Pit Arganem, pseudonyme et anagramme de l’écrivain Martin Page, est l’auteur du roman éponyme qui a inspiré le film. « Sens-toi libre ! » a-t-il dit à Dominique Rocher, quand il a su que son roman serait adapté. Film mental, entre gore et fantastique, quasiment muet, réflexion sur la solitude et la misanthropie, La nuit a dévoré le monde est une belle expérience cinématographique et un coup de maître.
Premier long métrage de son auteur, il impressionne par sa sobriété et ses scènes qui vont à l’essentiel. Il joue avec le genre du film d’horreur, mais sans utiliser les codes attendus mis en œuvre d’habitude pour faire peur, alors que les zombies envahissent Paris… Ils hantent les appartements et sont d’une dangerosité extrême. Se faire mordre ou griffer par l’un d’entre eux a pour conséquence de devenir zombie soi-même. Un risque que Sam va devoir éviter, lui qui semble être le seul survivant de la catastrophe qui a précipité en une nuit le monde dans le chaos. Sam se réveille au matin d’une fête et tout est dévastation autour de lui. Du haut du bel immeuble cossu qu’il habite, il voit dans les rues de Paris, des hordes de zombies. Le voilà seul au monde, lui qui n’aime pas particulièrement ses congénères. Il va « faire avec », se débrouiller, collecter des provisions chez les voisins, jouer de la musique et entretenir une relation avec un zombie coincé dans l’ascenseur dont les grilles empêchent toute agression. Séquences drôles et cruelles qui valent le détour, avec Denis Lavant dans le rôle du mort vivant devenu le confident de Sam. Cependant, cet homme qui essaye de vivre « normalement » va comprendre peu à peu que la situation ne pourra durer. La question se pose et génère le suspens : peut-on vivre seul au monde indéfiniment ?
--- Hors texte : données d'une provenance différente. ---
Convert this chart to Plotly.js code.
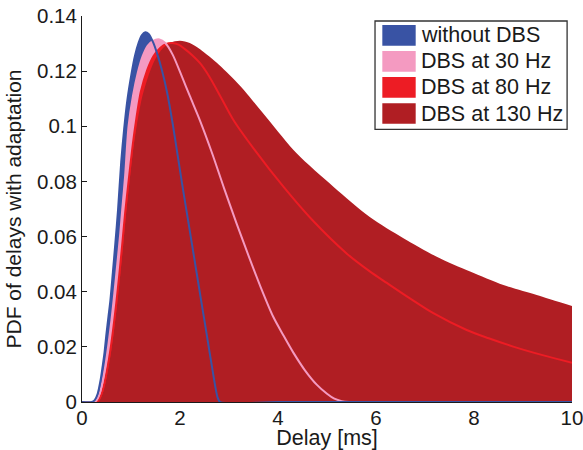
<!DOCTYPE html>
<html>
<head>
<meta charset="utf-8">
<script src="https://cdn.plot.ly/plotly-3.0.1.min.js"></script>
<style>html,body{margin:0;padding:0;background:#fff;}#chart{width:583px;height:450px;}</style>
</head>
<body>
<div id="chart"></div>
<script>
// ---- data ----
var seriesNames = ["without DBS", "DBS at 30 Hz", "DBS at 80 Hz", "DBS at 130 Hz"];
var seriesColors = ["#3953a4", "#f49ac1", "#ed1c24", "#b01e23"];

var xBlue = [0, 0.2, 0.26, 0.32, 0.38, 0.42, 0.46, 0.5, 0.54, 0.58, 0.63, 0.68, 0.735, 0.8, 0.86, 0.93, 1.01, 1.08, 1.16, 1.22, 1.29, 1.36, 1.45, 1.54, 1.63, 1.74, 1.85, 1.93, 2.04, 2.14, 2.24, 2.34, 2.45, 2.55, 2.66, 2.77, 2.82, 4, 6, 8, 10];
var yBlue = [0, 0, 0.0007, 0.003, 0.008, 0.0128, 0.018, 0.0249, 0.031, 0.037, 0.047, 0.0575, 0.0696, 0.087, 0.099, 0.110, 0.119, 0.1255, 0.1305, 0.1330, 0.1341, 0.1335, 0.1305, 0.126, 0.1204, 0.112, 0.101, 0.092, 0.0795, 0.0686, 0.0577, 0.0468, 0.0348, 0.0240, 0.012, 0.0015, 0, 0, 0, 0, 0];

var xPink = [0, 0.25, 0.3, 0.36, 0.42, 0.48, 0.54, 0.6, 0.66, 0.72, 0.78, 0.82, 0.88, 0.95, 1.04, 1.14, 1.24, 1.34, 1.45, 1.58, 1.7, 1.85, 2.04, 2.2, 2.41, 2.65, 2.9, 3.15, 3.4, 3.65, 3.9, 4.1, 4.31, 4.55, 4.79, 5.0, 5.15, 5.3, 5.45, 6, 8, 10];
var yPink = [0, 0, 0.0007, 0.003, 0.0075, 0.0135, 0.021, 0.0295, 0.0394, 0.050, 0.061, 0.0696, 0.082, 0.100, 0.111, 0.1195, 0.1255, 0.1292, 0.1310, 0.1315, 0.1302, 0.126, 0.118, 0.111, 0.102, 0.0905, 0.0775, 0.065, 0.053, 0.0415, 0.031, 0.0245, 0.018, 0.0115, 0.0063, 0.003, 0.0012, 0.0003, 0, 0, 0, 0];

var xRed = [0, 0.28, 0.34, 0.4, 0.46, 0.52, 0.58, 0.64, 0.7, 0.76, 0.82, 0.88, 0.95, 1.02, 1.09, 1.2, 1.33, 1.46, 1.6, 1.72, 1.84, 1.97, 2.1, 2.25, 2.41, 2.6, 2.82, 3.09, 3.5, 4.11, 4.7, 5.4, 5.88, 6.22, 6.7, 7.17, 7.85, 8.3, 8.8, 9.4, 10];
var yRed = [0, 0, 0.0007, 0.003, 0.007, 0.0125, 0.019, 0.027, 0.036, 0.046, 0.057, 0.0685, 0.080, 0.091, 0.1005, 0.1125, 0.1204, 0.1255, 0.1285, 0.1299, 0.1302, 0.1296, 0.128, 0.1258, 0.1229, 0.118, 0.111, 0.1023, 0.092, 0.0781, 0.066, 0.0539, 0.0473, 0.0432, 0.0375, 0.0322, 0.0261, 0.0231, 0.0201, 0.017, 0.01425];

var xDark = [0, 0.3, 0.36, 0.42, 0.48, 0.54, 0.6, 0.66, 0.72, 0.78, 0.84, 0.9, 0.97, 1.04, 1.12, 1.22, 1.35, 1.5, 1.65, 1.8, 2.0, 2.2, 2.41, 2.8, 3.22, 3.8, 4.38, 5.13, 5.88, 6.56, 7.24, 7.92, 8.6, 9.28, 10];
var yDark = [0, 0, 0.0007, 0.003, 0.007, 0.0125, 0.019, 0.027, 0.036, 0.046, 0.057, 0.0685, 0.080, 0.091, 0.1005, 0.110, 0.118, 0.1245, 0.1283, 0.1303, 0.1310, 0.1302, 0.1279, 0.1222, 0.1148, 0.1025, 0.0902, 0.0781, 0.067, 0.0594, 0.0527, 0.0473, 0.0424, 0.0388, 0.0348];

var xTickVals = [0, 2, 4, 6, 8, 10];
var xTickText = ["0", "2", "4", "6", "8", "10"];
var yTickVals = [0, 0.02, 0.04, 0.06, 0.08, 0.1, 0.12, 0.14];
var yTickText = ["0", "0.02", "0.04", "0.06", "0.08", "0.1", "0.12", "0.14"];

var xTitle = "Delay [ms]";
var yTitle = "PDF of delays with adaptation";

// ---- build traces ----
var xs = [xBlue, xPink, xRed, xDark];
var ys = [yBlue, yPink, yRed, yDark];
var traces = [];
for (var i = 0; i < 4; i++) {
  traces.push({
    type: "scatter", mode: "lines", x: xs[i], y: ys[i], name: seriesNames[i],
    fill: "tozeroy", fillcolor: seriesColors[i],
    line: {width: 0, color: seriesColors[i], shape: "spline", smoothing: 0.8},
    showlegend: false, hoverinfo: "skip"
  });
}
// outlines on top (red, pink, blue)
[2, 1, 0].forEach(function (i) {
  traces.push({
    type: "scatter", mode: "lines", x: xs[i], y: ys[i], name: seriesNames[i],
    line: {width: 2, color: seriesColors[i], shape: "spline", smoothing: 0.8},
    showlegend: false, hoverinfo: "skip"
  });
});

// ---- manual legend (paper coordinates) ----
var shapes = [];
var annotations = [];
shapes.push({type: "rect", xref: "paper", yref: "paper", x0: 0.598, x1: 0.990, y0: 0.7065, y1: 0.987,
  line: {color: "#333333", width: 1.3}, fillcolor: "#ffffff", layer: "above"});
var rowTop = 0.9767, rowH = 0.0536, rowStep = 0.0675;
for (var k = 0; k < 4; k++) {
  var yt = rowTop - k * rowStep;
  shapes.push({type: "rect", xref: "paper", yref: "paper", x0: 0.6129, x1: 0.681, y0: yt - rowH, y1: yt,
    line: {width: 0}, fillcolor: seriesColors[k], layer: "above"});
  annotations.push({xref: "paper", yref: "paper", x: 0.6884, y: yt - rowH / 2, xanchor: "left", yanchor: "middle",
    text: seriesNames[k], showarrow: false, font: {size: 21.5, color: "#1a1a1a"}});
}

var layout = {
  width: 583, height: 450,
  margin: {l: 82, r: 11, t: 16, b: 48, pad: 0},
  paper_bgcolor: "#ffffff", plot_bgcolor: "#ffffff",
  font: {family: "Liberation Sans, Arial, Helvetica, sans-serif", size: 20, color: "#1a1a1a"},
  showlegend: false,
  xaxis: {
    range: [0, 10], tickvals: xTickVals, ticktext: xTickText,
    ticks: "inside", ticklen: 5, tickcolor: "#1a1a1a", tickwidth: 1,
    showline: true, linecolor: "#1a1a1a", linewidth: 1, mirror: false,
    showgrid: false, zeroline: false, layer: "below traces",
    tickfont: {size: 20.5}, ticklabeloverflow: "allow", ticklabelstandoff: -3, fixedrange: true,
    title: {text: xTitle, font: {size: 21.5}, standoff: 4}
  },
  yaxis: {
    range: [0, 0.14], tickvals: yTickVals, ticktext: yTickText,
    ticks: "inside", ticklen: 5, tickcolor: "#1a1a1a", tickwidth: 1,
    showline: true, linecolor: "#1a1a1a", linewidth: 1, mirror: false,
    showgrid: false, zeroline: false, layer: "below traces",
    tickfont: {size: 20.5}, ticklabeloverflow: "allow", fixedrange: true,
    title: {text: yTitle, font: {size: 21}, standoff: 9}
  },
  shapes: shapes,
  annotations: annotations
};

Plotly.newPlot("chart", traces, layout, {displayModeBar: false, staticPlot: true});
</script>
</body>
</html>
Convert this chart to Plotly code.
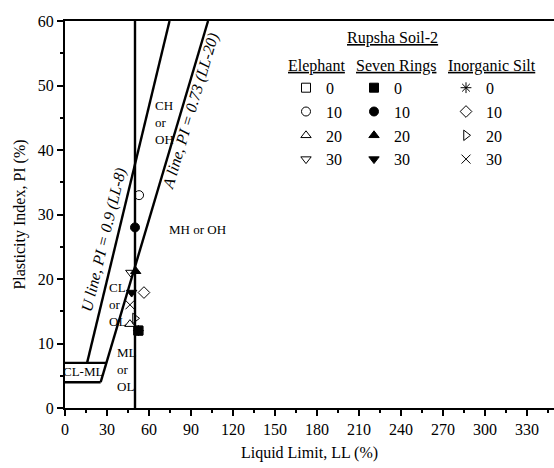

Film d’atmosphère, La nuit a dévoré le monde nous confronte à l’espace mental de Sam. Sa rencontre avec une jeune femme, rescapée comme lui de la catastrophe, incarnée par Golshifteh Farahani à l’aura si poétique, joue sur l’ambiguïté entre rêve et réalité. Le jeune homme est confronté à ses peurs, à ses démons et à cette petite voix de la conscience qui ouvre alors le film sur une dimension initiatique et héroïque. Joué par Anders Danielsen Lie dont l’accent norvégien accentue la dimension d’étrangeté du film, le personnage de Sam et le scénario sont nourris de la personnalité de ce comédien qui est également musicien. Les références à Seul au monde ou au Pianiste ne sont pas fortuites, ni aux Revenants dans son parti pris réaliste. Pas d’effets spéciaux impressionnants, les zombies ont bénéficié du maquillage à l’ancienne, évoluent dans le décor naturel d’un immeuble haussmannien et la vue sur les rues et les toits de Paris renforcent ce côté familier. Le fantastique qui surgit dans le réel, vécu par un homme qui agit comme si de rien n’était, fait de ce film une curiosité cinématographique et nous plonge dans un cauchemar éveillé d’où ne sont pas absents des moments burlesques surprenants. Le film joue ainsi sur un suspens sous haute tension ponctué par ces petits moments qui font lâcher prise et offre un moment intense de cinéma.